### Work to complete
Write out the entire listing below exactly, with the pictures left out.

### Supplied material
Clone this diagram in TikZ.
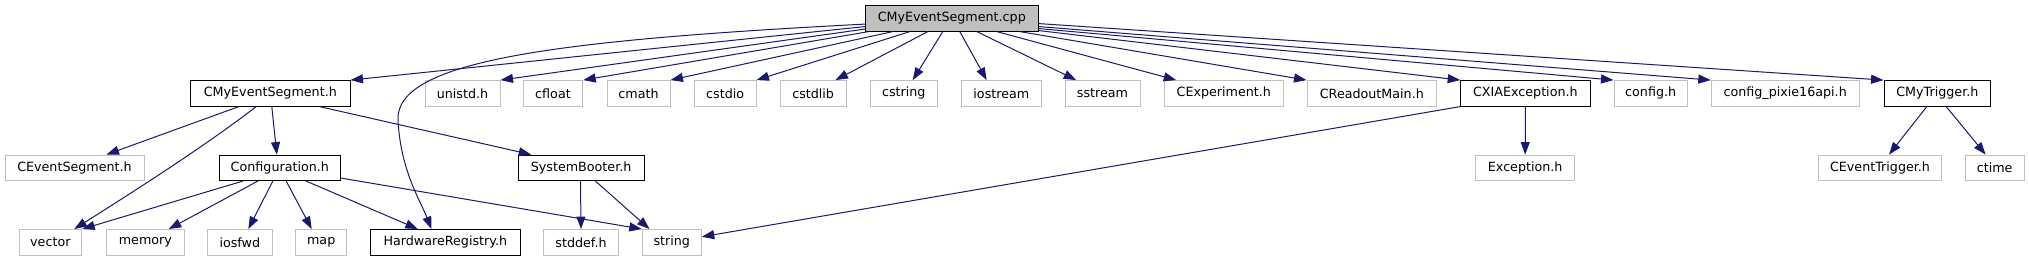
\documentclass[tikz,border=0pt]{standalone}
\usepackage{fontspec}
\setmainfont{DejaVu Sans}
\usetikzlibrary{arrows.meta}
\definecolor{edgecol}{HTML}{191970}
\definecolor{greyseventyfive}{HTML}{BFBFBF}
\newcommand{\dxnode}[6]{\node[#1, minimum width={#4-#3}] (#2) at ({(#3+#4)/2}, #5) {#6};}
\tikzset{
  nodebox/.style={draw, minimum height=25.5pt, inner sep=0pt, anchor=center, line width=1pt, font=\fontsize{12.7}{14}\selectfont, text=black},
  gbox/.style={nodebox, draw=greyseventyfive},
  bbox/.style={nodebox, draw=black},
  rootbox/.style={nodebox, draw=black, fill=greyseventyfive},
  edge/.style={draw=edgecol, line width=1pt, -{Triangle[length=12.5pt,width=9pt]}, edgecol}
}
\begin{document}
\begin{tikzpicture}[x=1pt,y=-1pt]
\useasboundingbox[fill=white] (0,0) rectangle (2029,261);
% row 1
\dxnode{rootbox}{cpp}{865.3}{1038.3}{18.35}{CMyEventSegment.cpp}
% row 2
\dxnode{bbox}{cmeh}{190.7}{350}{93.35}{CMyEventSegment.h}
\dxnode{gbox}{unistd}{425}{500}{93.35}{unistd.h}
\dxnode{gbox}{cfloat}{523.3}{582.7}{93.35}{cfloat}
\dxnode{gbox}{cmath}{607}{670}{93.35}{cmath}
\dxnode{gbox}{cstdio}{694.3}{756}{93.35}{cstdio}
\dxnode{gbox}{cstdlib}{780.3}{846}{93.35}{cstdlib}
\dxnode{gbox}{cstring}{870.3}{937.3}{93.35}{cstring}
\dxnode{gbox}{iostream}{961}{1041.7}{93.35}{iostream}
\dxnode{gbox}{sstream}{1065}{1140}{93.35}{sstream}
\dxnode{gbox}{cexp}{1164.3}{1283.3}{93.35}{CExperiment.h}
\dxnode{gbox}{creadout}{1307}{1436.7}{93.35}{CReadoutMain.h}
\dxnode{bbox}{cxia}{1460.7}{1590}{93.35}{CXIAException.h}
\dxnode{gbox}{configh}{1614}{1687.3}{93.35}{config.h}
\dxnode{gbox}{pixie}{1711.3}{1859}{93.35}{config\_pixie16api.h}
\dxnode{bbox}{cmytrig}{1884}{1990.7}{93.35}{CMyTrigger.h}
% row 3
\dxnode{gbox}{cevseg}{5}{144}{167.85}{CEventSegment.h}
\dxnode{bbox}{confh}{219}{340.7}{167.85}{Configuration.h}
\dxnode{bbox}{sysboot}{518.3}{644}{167.85}{SystemBooter.h}
\dxnode{gbox}{exc}{1475.7}{1574.7}{167.85}{Exception.h}
\dxnode{gbox}{cevtrig}{1818.3}{1941.7}{167.85}{CEventTrigger.h}
\dxnode{gbox}{ctime}{1965.3}{2024}{167.85}{ctime}
% row 4
\dxnode{gbox}{vector}{19}{81.7}{242.3}{vector}
\dxnode{gbox}{memory}{106.7}{184}{242.3}{memory}
\dxnode{gbox}{iosfwd}{207.7}{272}{242.3}{iosfwd}
\dxnode{gbox}{map}{295.7}{346.7}{242.3}{map}
\dxnode{bbox}{hwreg}{370.7}{520}{242.3}{HardwareRegistry.h}
\dxnode{gbox}{stddef}{543.3}{618.7}{242.3}{stddef.h}
\dxnode{gbox}{string}{642.3}{701.3}{242.3}{string}
% edges from cpp
\draw[edge] ([yshift=7.5]cpp.south west) .. controls (560,40) and (395,60) .. (398,120) .. controls (400.5,170) and (420,200) .. ([xshift=61.3]hwreg.north west);
\draw[edge] ([yshift=5]cpp.south west) -- (cmeh.north east);
\draw[edge] ([yshift=2.5]cpp.south west) -- (unistd.north east);
\draw[edge] ([xshift=4]cpp.south west) -- (cfloat.north east);
\draw[edge] ([xshift=28]cpp.south west) -- (cmath.north east);
\draw[edge] ([xshift=45]cpp.south west) -- (cstdio.north east);
\draw[edge] ([xshift=63]cpp.south west) -- ([xshift=-11]cstdlib.north east);
\draw[edge] ([xshift=78]cpp.south west) -- ([xshift=9]cstring.north);
\draw[edge] ([xshift=95]cpp.south west) -- ([xshift=-14.7]iostream.north);
\draw[edge] ([xshift=112]cpp.south west) -- ([xshift=11.7]sstream.north west);
\draw[edge] ([xshift=132]cpp.south west) -- ([xshift=12.4]cexp.north west);
\draw[edge] ([xshift=155]cpp.south west) -- (creadout.north west);
\draw[edge] ([yshift=1]cpp.south east) -- (cxia.north west);
\draw[edge] ([yshift=3]cpp.south east) -- (configh.north west);
\draw[edge] ([yshift=5]cpp.south east) -- (pixie.north west);
\draw[edge] ([yshift=8]cpp.south east) -- (cmytrig.north west);
% edges from CMyEventSegment.h
\draw[edge] ([xshift=48.6]cmeh.south west) -- ([xshift=-38]cevseg.north east);
\draw[edge] ([xshift=66]cmeh.south west) .. controls (200,150) and (120,200) .. ([xshift=24]vector.north);
\draw[edge] ([xshift=81.6]cmeh.south west) -- ([xshift=-3]confh.north);
\draw[edge] ([xshift=129.3]cmeh.south west) -- ([xshift=13.4]sysboot.north west);
% edges from Configuration.h
\draw[edge] ([xshift=24.3]confh.south west) -- (vector.north east);
\draw[edge] ([xshift=39.3]confh.south west) -- ([xshift=-15.7]memory.north east);
\draw[edge] ([xshift=54.3]confh.south west) -- ([xshift=8.5]iosfwd.north);
\draw[edge] ([xshift=67.7]confh.south west) -- ([xshift=-9.5]map.north);
\draw[edge] ([xshift=87.7]confh.south west) -- ([xshift=47.6]hwreg.north west);
\draw[edge] ([yshift=3]confh.south east) -- (string.north west);
% edges from SystemBooter.h
\draw[edge] ([xshift=62.7]sysboot.south west) -- (stddef.north);
\draw[edge] ([xshift=77.7]sysboot.south west) -- ([xshift=7.7]string.north west);
% edges from CXIAException.h
\draw[edge] (cxia.south west) -- ([yshift=5.5]string.east);
\draw[edge] (cxia.south) -- (exc.north);
% edges from CMyTrigger.h
\draw[edge] ([xshift=43.3]cmytrig.south west) -- ([xshift=9]cevtrig.north);
\draw[edge] ([xshift=62.7]cmytrig.south west) -- ([xshift=-9]ctime.north);
\end{tikzpicture}
\end{document}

### Correct response
Clone this diagram in TikZ.
\documentclass[tikz,border=0pt]{standalone}
\usepackage{fontspec}
\setmainfont{DejaVu Sans}
\usetikzlibrary{arrows.meta}
\definecolor{edgecol}{HTML}{191970}
\definecolor{greyseventyfive}{HTML}{BFBFBF}
\newcommand{\dxnode}[6]{\node[#1, minimum width={#4-#3}] (#2) at ({(#3+#4)/2}, #5) {#6};}
\tikzset{
  nodebox/.style={draw, minimum height=25.5pt, inner sep=0pt, anchor=center, line width=1pt, font=\fontsize{12.7}{14}\selectfont, text=black},
  gbox/.style={nodebox, draw=greyseventyfive},
  bbox/.style={nodebox, draw=black},
  rootbox/.style={nodebox, draw=black, fill=greyseventyfive},
  edge/.style={draw=edgecol, line width=1pt, -{Triangle[length=12.5pt,width=9pt]}, edgecol}
}
\begin{document}
\begin{tikzpicture}[x=1pt,y=-1pt]
\useasboundingbox[fill=white] (0,0) rectangle (2029,261);
% row 1
\dxnode{rootbox}{cpp}{865.3}{1038.3}{18.35}{CMyEventSegment.cpp}
% row 2
\dxnode{bbox}{cmeh}{190.7}{350}{93.35}{CMyEventSegment.h}
\dxnode{gbox}{unistd}{425}{500}{93.35}{unistd.h}
\dxnode{gbox}{cfloat}{523.3}{582.7}{93.35}{cfloat}
\dxnode{gbox}{cmath}{607}{670}{93.35}{cmath}
\dxnode{gbox}{cstdio}{694.3}{756}{93.35}{cstdio}
\dxnode{gbox}{cstdlib}{780.3}{846}{93.35}{cstdlib}
\dxnode{gbox}{cstring}{870.3}{937.3}{93.35}{cstring}
\dxnode{gbox}{iostream}{961}{1041.7}{93.35}{iostream}
\dxnode{gbox}{sstream}{1065}{1140}{93.35}{sstream}
\dxnode{gbox}{cexp}{1164.3}{1283.3}{93.35}{CExperiment.h}
\dxnode{gbox}{creadout}{1307}{1436.7}{93.35}{CReadoutMain.h}
\dxnode{bbox}{cxia}{1460.7}{1590}{93.35}{CXIAException.h}
\dxnode{gbox}{configh}{1614}{1687.3}{93.35}{config.h}
\dxnode{gbox}{pixie}{1711.3}{1859}{93.35}{config\_pixie16api.h}
\dxnode{bbox}{cmytrig}{1884}{1990.7}{93.35}{CMyTrigger.h}
% row 3
\dxnode{gbox}{cevseg}{5}{144}{167.85}{CEventSegment.h}
\dxnode{bbox}{confh}{219}{340.7}{167.85}{Configuration.h}
\dxnode{bbox}{sysboot}{518.3}{644}{167.85}{SystemBooter.h}
\dxnode{gbox}{exc}{1475.7}{1574.7}{167.85}{Exception.h}
\dxnode{gbox}{cevtrig}{1818.3}{1941.7}{167.85}{CEventTrigger.h}
\dxnode{gbox}{ctime}{1965.3}{2024}{167.85}{ctime}
% row 4
\dxnode{gbox}{vector}{19}{81.7}{242.3}{vector}
\dxnode{gbox}{memory}{106.7}{184}{242.3}{memory}
\dxnode{gbox}{iosfwd}{207.7}{272}{242.3}{iosfwd}
\dxnode{gbox}{map}{295.7}{346.7}{242.3}{map}
\dxnode{bbox}{hwreg}{370.7}{520}{242.3}{HardwareRegistry.h}
\dxnode{gbox}{stddef}{543.3}{618.7}{242.3}{stddef.h}
\dxnode{gbox}{string}{642.3}{701.3}{242.3}{string}
% edges from cpp
\draw[edge] ([yshift=7.5]cpp.south west) .. controls (560,40) and (395,60) .. (398,120) .. controls (400.5,170) and (420,200) .. ([xshift=61.3]hwreg.north west);
\draw[edge] ([yshift=5]cpp.south west) -- (cmeh.north east);
\draw[edge] ([yshift=2.5]cpp.south west) -- (unistd.north east);
\draw[edge] ([xshift=4]cpp.south west) -- (cfloat.north east);
\draw[edge] ([xshift=28]cpp.south west) -- (cmath.north east);
\draw[edge] ([xshift=45]cpp.south west) -- (cstdio.north east);
\draw[edge] ([xshift=63]cpp.south west) -- ([xshift=-11]cstdlib.north east);
\draw[edge] ([xshift=78]cpp.south west) -- ([xshift=9]cstring.north);
\draw[edge] ([xshift=95]cpp.south west) -- ([xshift=-14.7]iostream.north);
\draw[edge] ([xshift=112]cpp.south west) -- ([xshift=11.7]sstream.north west);
\draw[edge] ([xshift=132]cpp.south west) -- ([xshift=12.4]cexp.north west);
\draw[edge] ([xshift=155]cpp.south west) -- (creadout.north west);
\draw[edge] ([yshift=1]cpp.south east) -- (cxia.north west);
\draw[edge] ([yshift=3]cpp.south east) -- (configh.north west);
\draw[edge] ([yshift=5]cpp.south east) -- (pixie.north west);
\draw[edge] ([yshift=8]cpp.south east) -- (cmytrig.north west);
% edges from CMyEventSegment.h
\draw[edge] ([xshift=48.6]cmeh.south west) -- ([xshift=-38]cevseg.north east);
\draw[edge] ([xshift=66]cmeh.south west) .. controls (200,150) and (120,200) .. ([xshift=24]vector.north);
\draw[edge] ([xshift=81.6]cmeh.south west) -- ([xshift=-3]confh.north);
\draw[edge] ([xshift=129.3]cmeh.south west) -- ([xshift=13.4]sysboot.north west);
% edges from Configuration.h
\draw[edge] ([xshift=24.3]confh.south west) -- (vector.north east);
\draw[edge] ([xshift=39.3]confh.south west) -- ([xshift=-15.7]memory.north east);
\draw[edge] ([xshift=54.3]confh.south west) -- ([xshift=8.5]iosfwd.north);
\draw[edge] ([xshift=67.7]confh.south west) -- ([xshift=-9.5]map.north);
\draw[edge] ([xshift=87.7]confh.south west) -- ([xshift=47.6]hwreg.north west);
\draw[edge] ([yshift=3]confh.south east) -- (string.north west);
% edges from SystemBooter.h
\draw[edge] ([xshift=62.7]sysboot.south west) -- (stddef.north);
\draw[edge] ([xshift=77.7]sysboot.south west) -- ([xshift=7.7]string.north west);
% edges from CXIAException.h
\draw[edge] (cxia.south west) -- ([yshift=5.5]string.east);
\draw[edge] (cxia.south) -- (exc.north);
% edges from CMyTrigger.h
\draw[edge] ([xshift=43.3]cmytrig.south west) -- ([xshift=9]cevtrig.north);
\draw[edge] ([xshift=62.7]cmytrig.south west) -- ([xshift=-9]ctime.north);
\end{tikzpicture}
\end{document}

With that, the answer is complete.